On Sunday, I preached a sermon about Simon Peter's mother-in-law, healed from a fever, rising from her sickbed to serve. Instead of the kind of feminist outrage I would have channeled in my younger years, I decided to talk about Simon Peter's mother-in-law as one of the first to understand the appropriate response to the miracle of new/healed life that Jesus offers: to serve others.
Later in the Gospel text for Sunday (Mark 1: 29-39), Simon Peter and his companions hunt for Jesus, who has retreated to pray. Note that verb: hunt. It's much more hostile in the original language than how we might interpret it: the disciples are concerned because Jesus didn't leave a note about where he has gone. No, it's not that at all. One Bible scholar posited that it shows that Simon Peter wants to control Jesus, and since we see this behavior throughout the Gospels, I'm inclined to believe it.
We have two people bookending the Gospel text, and I pointed out that the Church has prioritized Simon Peter, who goes on to fame as one of the church fathers. But what's unspoken is the people who did the work along the way, people who might have been women: by hosting the travelers, by paying for the ministry, by opening their homes for church meetings, by staying behind and caring for the community that the apostles formed. Perhaps Simon Peter’s mother-in-law is the first one of these.
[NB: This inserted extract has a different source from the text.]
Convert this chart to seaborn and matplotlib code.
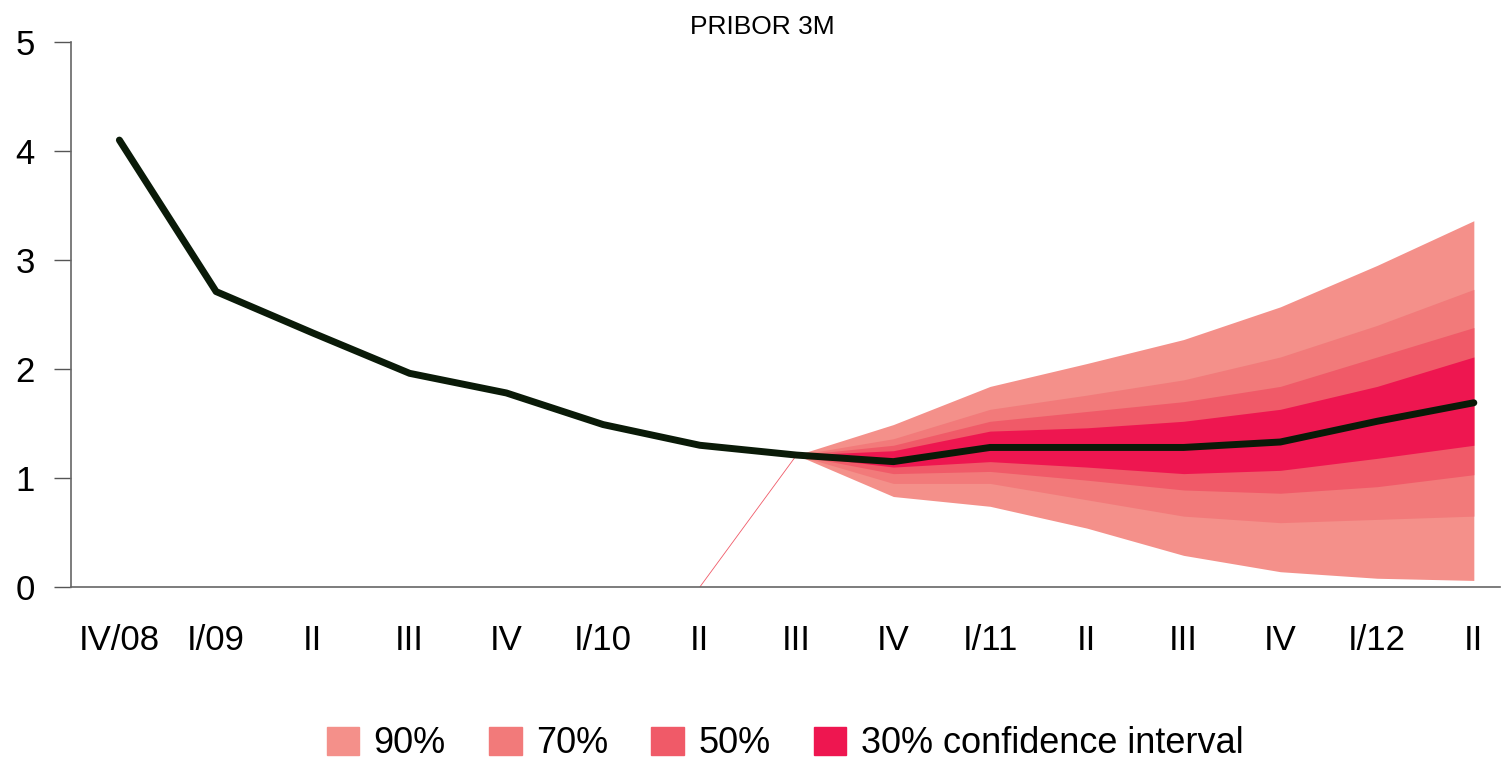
import numpy as np
import pandas as pd
import matplotlib.pyplot as plt
import matplotlib.patches as mpatches
import seaborn as sns

sns.set_theme(style='white')
plt.rcParams['font.family'] = ['Liberation Sans', 'DejaVu Sans']
plt.rcParams['text.color'] = 'black'

# Quarters
quarters = ['IV/08', 'I/09', 'II', 'III', 'IV', 'I/10', 'II', 'III',
            'IV', 'I/11', 'II', 'III', 'IV', 'I/12', 'II']

# PRIBOR 3M (history + central forecast)
pribor = [4.10, 2.71, 2.33, 1.96, 1.78, 1.49, 1.30, 1.21,
          1.15, 1.28, 1.28, 1.28, 1.33, 1.52, 1.69]

# fan bands, from II/10 (index 6) on
fan_start = 6
up90 = [0.0, 1.21, 1.49, 1.84, 2.05, 2.27, 2.57, 2.95, 3.36]
up70 = [0.0, 1.21, 1.36, 1.63, 1.76, 1.90, 2.11, 2.40, 2.73]
up50 = [0.0, 1.21, 1.30, 1.52, 1.61, 1.70, 1.84, 2.11, 2.38]
up30 = [0.0, 1.21, 1.25, 1.43, 1.46, 1.52, 1.63, 1.84, 2.11]
lo30 = [0.0, 1.21, 1.10, 1.15, 1.10, 1.04, 1.07, 1.18, 1.30]
lo50 = [0.0, 1.21, 1.04, 1.06, 0.98, 0.89, 0.86, 0.92, 1.03]
lo70 = [0.0, 1.21, 0.95, 0.95, 0.80, 0.65, 0.59, 0.62, 0.65]
lo90 = [0.0, 1.21, 0.83, 0.74, 0.54, 0.29, 0.14, 0.08, 0.06]

colors = {'90%': '#F4908A', '70%': '#F27A7A', '50%': '#F05A68', '30%': '#EE1650'}

df = pd.DataFrame({'x': np.arange(len(quarters)), 'pribor': pribor})
xf = np.arange(fan_start, len(quarters))

fig = plt.figure(figsize=(15.01, 7.63), dpi=100)
ax = fig.add_axes([0.0473, 0.2307, 0.952, 0.7143])

bands = [('90%', lo90, up90), ('70%', lo70, up70),
         ('50%', lo50, up50), ('30%', lo30, up30)]
for name, lo, up in bands:
    ax.fill_between(xf[1:], lo[1:], up[1:], color=colors[name], lw=0)

# thin edge of the fan coming up from zero
ax.plot(xf[:2], lo90[:2], color='#F05A68', lw=0.6)

sns.lineplot(data=df, x='x', y='pribor', ax=ax, color='#0A1A08', lw=5,
             solid_capstyle='round', solid_joinstyle='round')

ax.set_xlim(-0.5, 14.27)
ax.set_ylim(0, 5)
ax.set_yticks([0, 1, 2, 3, 4, 5])
ax.set_xticks(df['x'])
ax.set_xticklabels(quarters)
ax.set_xlabel('')
ax.set_ylabel('')
ax.tick_params(axis='y', direction='out', length=12, width=1, color='#555555',
               labelsize=25, pad=14, left=True, labelcolor='black')
ax.tick_params(axis='x', length=0, labelsize=25, pad=27, labelcolor='black')

for s in ['top', 'right']:
    ax.spines[s].set_visible(False)
for s in ['left', 'bottom']:
    ax.spines[s].set_color('#666666')
    ax.spines[s].set_linewidth(1.2)

ax.set_title('PRIBOR 3M', fontsize=19, pad=6, color='black', x=0.484)

handles = [mpatches.Patch(color=colors[k], label=lab) for k, lab in
           [('90%', '90%'), ('70%', '70%'), ('50%', '50%'), ('30%', '30% confidence interval')]]
fig.legend(handles=handles, loc='center', bbox_to_anchor=(0.523, 0.025), ncol=4,
           frameon=False, fontsize=26, handlelength=0.9, handleheight=0.8,
           handletextpad=0.4, columnspacing=1.2, borderpad=0)

fig.savefig('out.png', dpi=100)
I didn't come up with a satisfactory conclusion until Sunday morning. I had thought about going with a reminder that we are called to serve. But then, I thought about all the ways that the people of Faith Lutheran already serve and how they might feel by me exhorting them to serve. So I concluded this way, a way that felt immensely better:
This lectionary text comes to us in a time when many of us are creating annual reports for places where we work or worship. It’s a time when many of us are assembling documents to pay our taxes. It’s a time of Super Bowls, of remembering that human societies celebrate the rich, the famous, the big in number, the powerful. Along comes this text to remind us that God does not raise us from our sick beds so that we can go out and earn more money. Jesus does not cast out and silence the noisy demons so that we can tell ourselves how worthless we are.I spent last week reading Faith Lutheran’s annual report, and I continue to be impressed with how much this worship community does. I know that in the metrics of both the ELCA and the larger Church world, we are a very small congregation. I know that there are Simon Peters who would wish for bigger and better things. But I when I look out, I see Simon Peter’s mother-in-law, the people who serve each other and serve the larger community. Like Simon Peter’s mother-in-law, we may feel like we are overlooked and even nameless. But rest assured, God’s mission is being fulfilled here, right here, in this place in the mountains of Tennessee. Keep up the good work—may your light continue to shine as you serve.